Example: planning a cache
Imagine you are building a product API cache with 250,000 entries. Product IDs are short keys of about 10 characters, but serialized response snippets average 180 characters. If you only count the payload, you might expect a moderate memory footprint. In reality, dictionary slot allocation and Python object overhead can add a significant amount. With the calculator, you can estimate total usage, see the difference between payload bytes and structure bytes, and decide whether to store the whole value, compress it, or split hot and cold fields into separate structures.
Example: normalizing data before optimization
Many dictionary performance issues are not caused by the dictionary itself. They come from oversized values, duplicate information, unstable key design, or nested structures that repeat the same strings thousands of times. If the calculator shows that raw value bytes dominate the chart, optimizing the payload may have much more impact than changing data structures. If the chart shows structure overhead is the main issue, then reducing entry count, changing key format, or using a more compact representation may be the better path.
Best practices for real projects
- Measure representative data, not toy examples. A dictionary with 100 items rarely behaves like one with 10 million.
- Keep keys stable and hashable. Strings, integers, and tuples of immutable items are ideal.
- Avoid storing duplicated large strings when possible. Reuse IDs or normalized references.

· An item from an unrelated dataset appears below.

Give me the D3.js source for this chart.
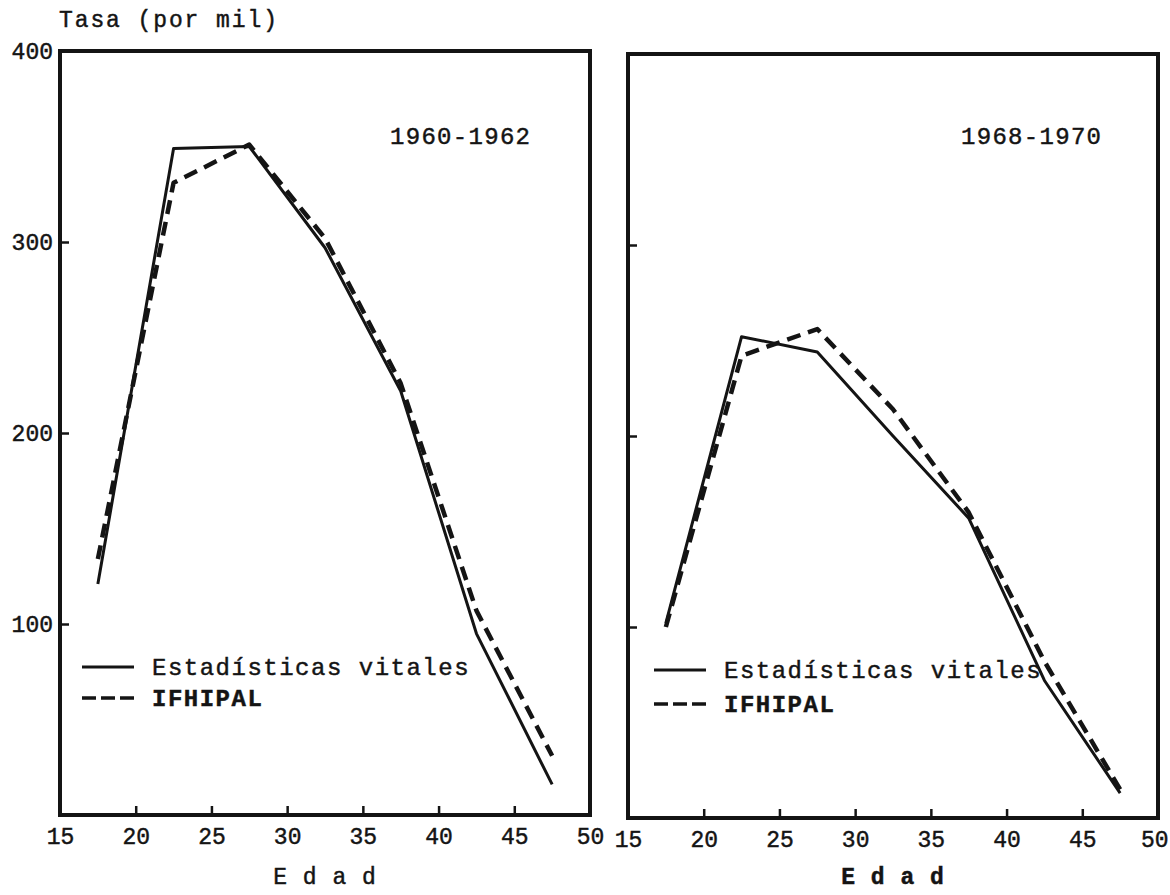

- Profile memory and runtime together. The fastest structure is not always the most memory efficient.
- Use the calculator as a planning tool, then validate in Python. Combine estimated design with empirical profiling.

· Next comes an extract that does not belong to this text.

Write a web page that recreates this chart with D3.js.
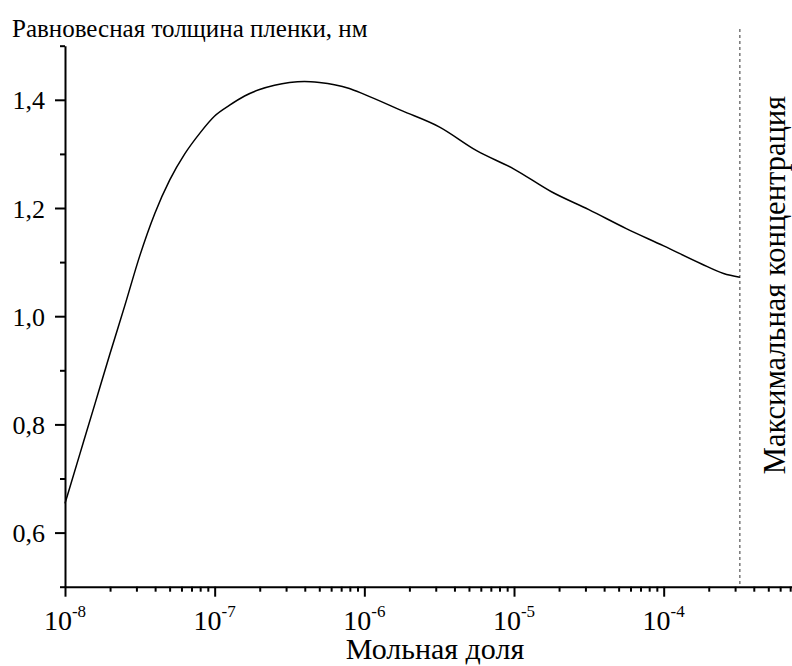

Key takeaway: the best python dictionary calculator does more than show a big-O label. It helps you connect input sizes, memory overhead, table capacity, and expected workload behavior so you can make better implementation decisions before deployment.

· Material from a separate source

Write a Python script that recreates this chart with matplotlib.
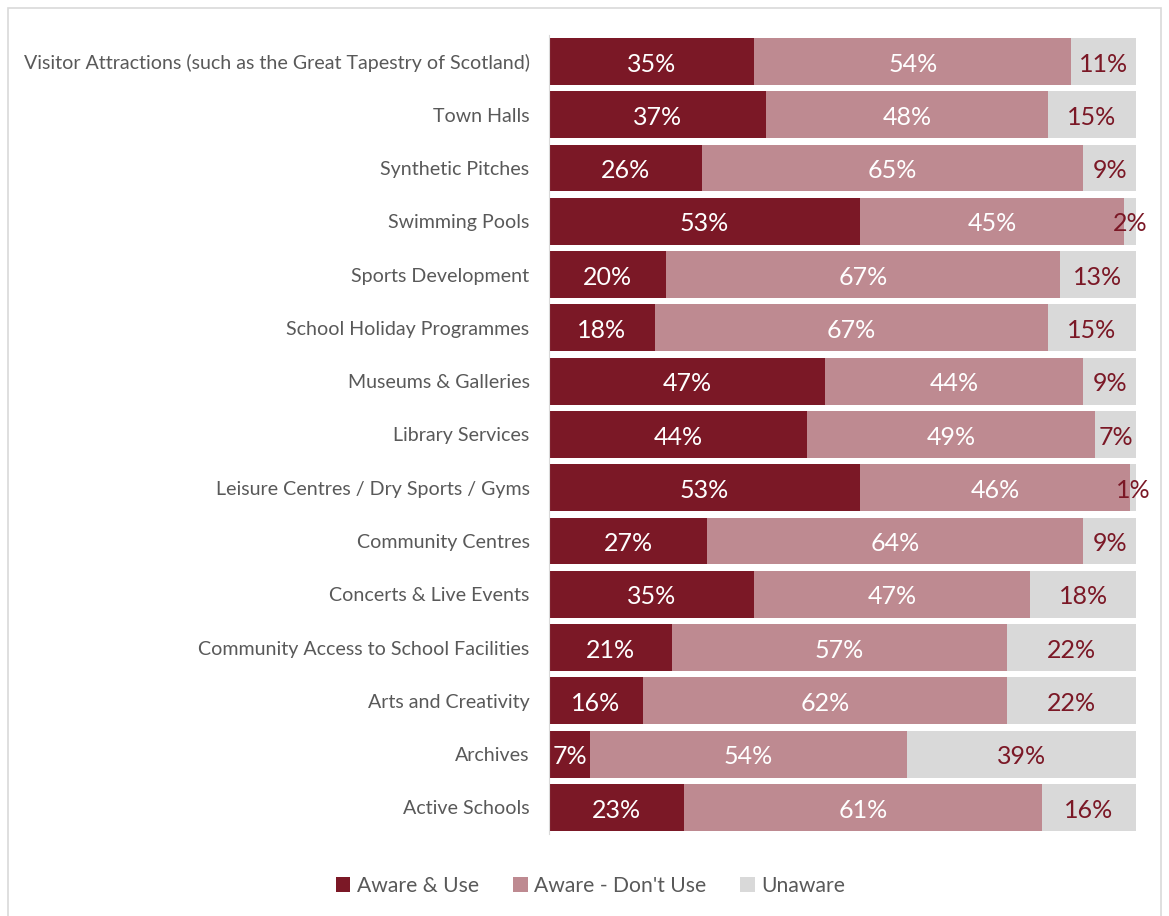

Limitations and important caveats
This tool intentionally provides an estimate, not a byte-perfect process snapshot. Exact memory use depends on Python version, build, machine architecture, string internals, object reuse, and the exact types stored as values. A dictionary mapping strings to small integers behaves differently from one mapping strings to nested dicts or large custom objects. The calculator is still extremely useful because architecture decisions are usually made with estimates first and precise profiling second.
To get the most value from this page, use the calculator to compare scenarios rather than to chase a single exact number. Try changing entry count by 10x, shortening key size, or switching from heavy values to lightweight references. Those comparisons often reveal the correct design direction faster than raw code experimentation alone.
Final thoughts
Python dictionaries are one of the language’s greatest productivity features because they combine expressive code with excellent average-case performance. But as your program grows, understanding load factor, capacity, object overhead, and workload mix becomes important. A python dictionary calculator gives you a disciplined way to reason about those factors. Use it during design reviews, classroom exercises, optimization sessions, and system planning, then validate your conclusions with benchmarks and memory profilers in your target environment.